*TASK DETAILS:* Give the listing again character for character, but drop the images.

◆ ◆ ◆

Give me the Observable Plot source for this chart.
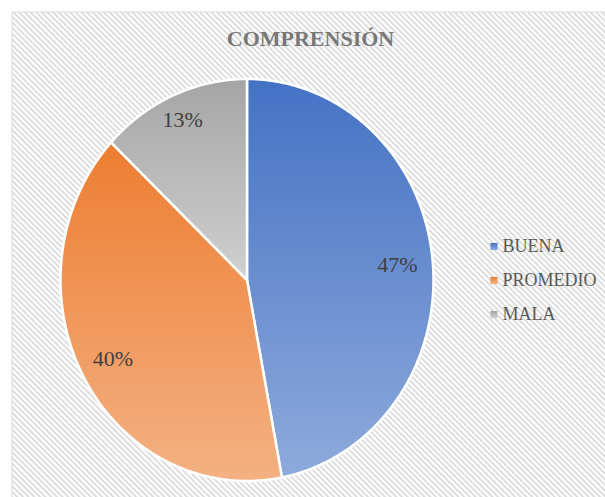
<!DOCTYPE html>
<html>
<head>
<meta charset="utf-8">
<script src="https://cdn.jsdelivr.net/npm/d3@7"></script>
<script src="https://cdn.jsdelivr.net/npm/@observablehq/plot@0.6"></script>
<style>
  html, body { margin: 0; padding: 0; background: #fff; overflow: hidden; }
  #chart svg { display: block; }
  #chart svg text { font-family: "Liberation Serif", "Times New Roman", serif !important; }
</style>
</head>
<body>
<div id="chart"></div>
<script>
const title = "COMPRENSIÓN";
const categories = ["BUENA", "PROMEDIO", "MALA"];
const values = [47, 40, 13];
const valueLabels = ["47%", "40%", "13%"];
const colorsTop = ["#4472C4", "#ED7D31", "#A5A5A5"];
const colorsBottom = ["#8FAADC", "#F4B183", "#D0D0D0"];

const W = 605, H = 497;
const cx = 246.5, cy = 279.5, rx = 186.5, ry = 201;

const arcs = d3.pie().sort(null).value(d => d)(values);
const slices = arcs.map((a, i) => {
  const pts = [{x: 0, y: 0}];
  const n = Math.max(2, Math.ceil((a.endAngle - a.startAngle) / (Math.PI / 180)));
  for (let k = 0; k <= n; k++) {
    const t = a.startAngle + (a.endAngle - a.startAngle) * k / n;
    pts.push({x: Math.sin(t), y: Math.cos(t)});
  }
  pts.push({x: 0, y: 0});
  return pts;
});
const labelRadius = [0.81, 0.82, 0.87];
const labelData = arcs.map((a, i) => {
  const m = (a.startAngle + a.endAngle) / 2;
  return {x: labelRadius[i] * Math.sin(m), y: labelRadius[i] * Math.cos(m), text: valueLabels[i]};
});

function defs() {
  const ns = "http://www.w3.org/2000/svg";
  const d = document.createElementNS(ns, "defs");
  let html = `<pattern id="hatch" patternUnits="userSpaceOnUse" width="4" height="4" patternTransform="rotate(-45)">
      <rect width="4" height="4" fill="#ffffff"/>
      <rect x="0" y="0" width="1.6" height="4" fill="#d6d6d6"/>
    </pattern>`;
  colorsTop.forEach((c, i) => {
    html += `<linearGradient id="g${i}" x1="0" y1="0" x2="0" y2="1">
      <stop offset="0" stop-color="${c}"/>
      <stop offset="1" stop-color="${colorsBottom[i]}"/>
    </linearGradient>`;
  });
  d.innerHTML = html;
  return d;
}

const font = "Liberation Serif";

const marks = [
  defs,
  Plot.frame({fill: "url(#hatch)", stroke: "#d9d9d9", strokeWidth: 1,
    insetLeft: 11.5, insetTop: 11.5, insetRight: -10, insetBottom: -10}),
  ...slices.map((pts, i) => Plot.line(pts, {
    x: "x", y: "y", fill: `url(#g${i})`, stroke: "white", strokeWidth: 2.5,
    strokeLinejoin: "round", curve: "linear"
  })),
  Plot.text(labelData, {x: "x", y: "y", text: "text", fontSize: 22,
    fontFamily: font, fill: "#404040"}),
  Plot.text([title], {frameAnchor: "top", dx: 7.5, dy: 38, lineAnchor: "middle",
    text: d => d, fontSize: 22, fontWeight: "bold", fontFamily: font, fill: "#787878"}),
  ...categories.flatMap((c, i) => [
    Plot.dot([c], {frameAnchor: "top-left", dx: 493.5, dy: 246 + i * 34,
      symbol: "square", r: 4, fill: `url(#g${i})`, stroke: null}),
    Plot.text([c], {frameAnchor: "top-left", dx: 502, dy: 246 + i * 34,
      lineAnchor: "middle", textAnchor: "start", text: d => d, fontSize: 18,
      fontFamily: font, fill: "#595959"})
  ])
];

const chart = Plot.plot({
  width: W, height: H, margin: 0,
  x: {domain: [-1, 1], range: [cx - rx, cx + rx], axis: null},
  y: {domain: [-1, 1], range: [cy + ry, cy - ry], axis: null},
  style: {background: "white", overflow: "hidden"},
  marks
});
document.getElementById("chart").append(chart);
</script>
</body>
</html>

◆ ◆ ◆

*RESPONSE TO THIS EXERCISE:*
Give me the Observable Plot source for this chart.
<!DOCTYPE html>
<html>
<head>
<meta charset="utf-8">
<script src="https://cdn.jsdelivr.net/npm/d3@7"></script>
<script src="https://cdn.jsdelivr.net/npm/@observablehq/plot@0.6"></script>
<style>
  html, body { margin: 0; padding: 0; background: #fff; overflow: hidden; }
  #chart svg { display: block; }
  #chart svg text { font-family: "Liberation Serif", "Times New Roman", serif !important; }
</style>
</head>
<body>
<div id="chart"></div>
<script>
const title = "COMPRENSIÓN";
const categories = ["BUENA", "PROMEDIO", "MALA"];
const values = [47, 40, 13];
const valueLabels = ["47%", "40%", "13%"];
const colorsTop = ["#4472C4", "#ED7D31", "#A5A5A5"];
const colorsBottom = ["#8FAADC", "#F4B183", "#D0D0D0"];

const W = 605, H = 497;
const cx = 246.5, cy = 279.5, rx = 186.5, ry = 201;

const arcs = d3.pie().sort(null).value(d => d)(values);
const slices = arcs.map((a, i) => {
  const pts = [{x: 0, y: 0}];
  const n = Math.max(2, Math.ceil((a.endAngle - a.startAngle) / (Math.PI / 180)));
  for (let k = 0; k <= n; k++) {
    const t = a.startAngle + (a.endAngle - a.startAngle) * k / n;
    pts.push({x: Math.sin(t), y: Math.cos(t)});
  }
  pts.push({x: 0, y: 0});
  return pts;
});
const labelRadius = [0.81, 0.82, 0.87];
const labelData = arcs.map((a, i) => {
  const m = (a.startAngle + a.endAngle) / 2;
  return {x: labelRadius[i] * Math.sin(m), y: labelRadius[i] * Math.cos(m), text: valueLabels[i]};
});

function defs() {
  const ns = "http://www.w3.org/2000/svg";
  const d = document.createElementNS(ns, "defs");
  let html = `<pattern id="hatch" patternUnits="userSpaceOnUse" width="4" height="4" patternTransform="rotate(-45)">
      <rect width="4" height="4" fill="#ffffff"/>
      <rect x="0" y="0" width="1.6" height="4" fill="#d6d6d6"/>
    </pattern>`;
  colorsTop.forEach((c, i) => {
    html += `<linearGradient id="g${i}" x1="0" y1="0" x2="0" y2="1">
      <stop offset="0" stop-color="${c}"/>
      <stop offset="1" stop-color="${colorsBottom[i]}"/>
    </linearGradient>`;
  });
  d.innerHTML = html;
  return d;
}

const font = "Liberation Serif";

const marks = [
  defs,
  Plot.frame({fill: "url(#hatch)", stroke: "#d9d9d9", strokeWidth: 1,
    insetLeft: 11.5, insetTop: 11.5, insetRight: -10, insetBottom: -10}),
  ...slices.map((pts, i) => Plot.line(pts, {
    x: "x", y: "y", fill: `url(#g${i})`, stroke: "white", strokeWidth: 2.5,
    strokeLinejoin: "round", curve: "linear"
  })),
  Plot.text(labelData, {x: "x", y: "y", text: "text", fontSize: 22,
    fontFamily: font, fill: "#404040"}),
  Plot.text([title], {frameAnchor: "top", dx: 7.5, dy: 38, lineAnchor: "middle",
    text: d => d, fontSize: 22, fontWeight: "bold", fontFamily: font, fill: "#787878"}),
  ...categories.flatMap((c, i) => [
    Plot.dot([c], {frameAnchor: "top-left", dx: 493.5, dy: 246 + i * 34,
      symbol: "square", r: 4, fill: `url(#g${i})`, stroke: null}),
    Plot.text([c], {frameAnchor: "top-left", dx: 502, dy: 246 + i * 34,
      lineAnchor: "middle", textAnchor: "start", text: d => d, fontSize: 18,
      fontFamily: font, fill: "#595959"})
  ])
];

const chart = Plot.plot({
  width: W, height: H, margin: 0,
  x: {domain: [-1, 1], range: [cx - rx, cx + rx], axis: null},
  y: {domain: [-1, 1], range: [cy + ry, cy - ry], axis: null},
  style: {background: "white", overflow: "hidden"},
  marks
});
document.getElementById("chart").append(chart);
</script>
</body>
</html>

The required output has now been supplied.